VoGE: A Differentiable Volume Renderer using Gaussian Ellipsoids for Analysis-by-Synthesis
Angtian Wang, Peng Wang, Jian Sun, Adam Kortylewski, Alan Yuille
TL;DR
VoGE tackles differentiable rendering for explicit geometric representations by using Gaussian ellipsoids as 3D primitives and rendering via ray-traced volume densities. It introduces an efficient approximate closed-form for density aggregation and a coarse-to-fine rendering pipeline, yielding real-time performance with a CUDA implementation. Key contributions include the Gaussian-ellipsoid reconstruction kernel, a differentiable rendering pipeline that naturally handles occlusions, and integration as a neural network module for sampling and rendering.
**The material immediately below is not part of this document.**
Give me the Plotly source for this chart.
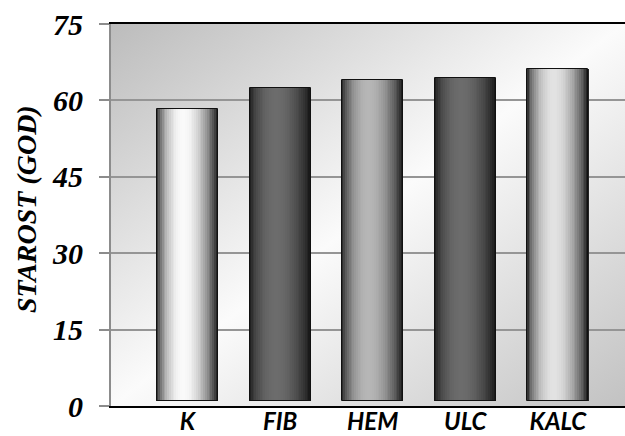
import base64
import math
import plotly.graph_objects as go

# Data
categories = ["K", "FIB", "HEM", "ULC", "KALC"]
age_years = [58.3, 62.4, 64.0, 64.4, 66.1]
y_ticks = [0, 15, 30, 45, 60, 75]

# Styling: centre brightness of each cylinder-shaded bar (edges go dark)
center_gray = [250, 108, 182, 108, 226]
edge_gray = 18
floor = 0.9          # bars stand on a slightly raised floor
bar_width = 0.66
n_strips = 34

fig = go.Figure()

def shade(t, c):
    # skew the highlight slightly left of centre
    tt = t ** (math.log(0.5) / math.log(0.44))
    f = math.sin(math.pi * tt) ** 0.75
    v = int(round(edge_gray + (c - edge_gray) * f))
    return f"rgb({v},{v},{v})"

heights = [v - floor for v in age_years]
strip_w = bar_width / n_strips
for k in range(n_strips):
    t = (k + 0.5) / n_strips
    fig.add_trace(go.Bar(
        x=categories, y=heights, base=floor,
        width=strip_w * 1.08, offset=-bar_width / 2 + k * strip_w,
        marker=dict(color=[shade(t, c) for c in center_gray], line=dict(width=0)),
        hoverinfo="skip", showlegend=False,
    ))

# thin dark outline around each bar
fig.add_trace(go.Bar(
    x=categories, y=heights, base=floor, width=bar_width,
    marker=dict(color="rgba(0,0,0,0)", line=dict(color="#111111", width=1)),
    hoverinfo="skip", showlegend=False,
))

# diagonal grey-white-grey background for the plot area
svg = (
    '<svg xmlns="http://www.w3.org/2000/svg" width="100" height="100" '
    'preserveAspectRatio="none" viewBox="0 0 100 100">'
    '<defs><linearGradient id="g" x1="0" y1="0" x2="1" y2="1">'
    '<stop offset="0" stop-color="#bcbcbc"/>'
    '<stop offset="0.5" stop-color="#fbfbfb"/>'
    '<stop offset="1" stop-color="#c2c2c2"/>'
    '</linearGradient></defs>'
    '<rect width="100" height="100" fill="url(#g)"/></svg>'
)
bg_uri = "data:image/svg+xml;base64," + base64.b64encode(svg.encode()).decode()

L, R, T, B = 111, 0, 24, 30
W, H = 625, 436
fig.update_layout(
    width=W, height=H,
    margin=dict(l=L, r=R, t=T, b=B, autoexpand=False),
    paper_bgcolor="white", plot_bgcolor="rgba(0,0,0,0)",
    barmode="overlay", bargap=0,
    images=[dict(source=bg_uri, xref="paper", yref="paper", x=0, y=1,
                 sizex=1, sizey=1, sizing="stretch", layer="below")],
    xaxis=dict(
        type="category", categoryorder="array", categoryarray=categories,
        range=[-0.826, 4.725], automargin=False,
        showline=True, linecolor="black", linewidth=2, mirror=True,
        showgrid=False, ticks="", ticklabelstandoff=-7,
        tickfont=dict(family="Lato", size=24, color="black",
                      weight="bold", style="italic"),
    ),
    yaxis=dict(
        range=[0, 75], tickvals=y_ticks, automargin=False,
        showline=True, linecolor="#8c8c8c", linewidth=2,
        showgrid=True, gridcolor="#959595", gridwidth=2,
        ticks="outside", ticklen=10, tickcolor="#8c8c8c", tickwidth=2,
        ticklabelstandoff=10,
        tickfont=dict(family="Liberation Serif", size=30, color="black",
                      weight="bold", style="italic"),
        zeroline=False,
    ),
    annotations=[dict(
        text="STAROST (GOD)", textangle=-90,
        xref="paper", yref="paper",
        x=-(L - 26) / (W - L - R), y=(406 - 209) / 382,
        xanchor="center", yanchor="middle", showarrow=False,
        font=dict(family="Liberation Serif", size=28, color="black",
                  weight="bold", style="italic"),
    )],
)

fig.write_html("out.html")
Empirically, VoGE outperforms state-of-the-art differentiable renderers on in-the-wild pose estimation and texture-related tasks, while maintaining competitive rendering speed and providing improved gradient signals for occlusion reasoning and inverse rendering.
Abstract
The Gaussian reconstruction kernels have been proposed by Westover (1990) and studied by the computer graphics community back in the 90s, which gives an alternative representation of object 3D geometry from meshes and point clouds. On the other hand, current state-of-the-art (SoTA) differentiable renderers, Liu et al. (2019), use rasterization to collect triangles or points on each image pixel and blend them based on the viewing distance. In this paper, we propose VoGE, which utilizes the volumetric Gaussian reconstruction kernels as geometric primitives. The VoGE rendering pipeline uses ray tracing to capture the nearest primitives and blends them as mixtures based on their volume density distributions along the rays. To efficiently render via VoGE, we propose an approximate closeform solution for the volume density aggregation and a coarse-to-fine rendering strategy. Finally, we provide a CUDA implementation of VoGE, which enables real-time level rendering with a competitive rendering speed in comparison to PyTorch3D. Quantitative and qualitative experiment results show VoGE outperforms SoTA counterparts when applied to various vision tasks, e.g., object pose estimation, shape/texture fitting, and occlusion reasoning. The VoGE library and demos are available at: https://github.com/Angtian/VoGE.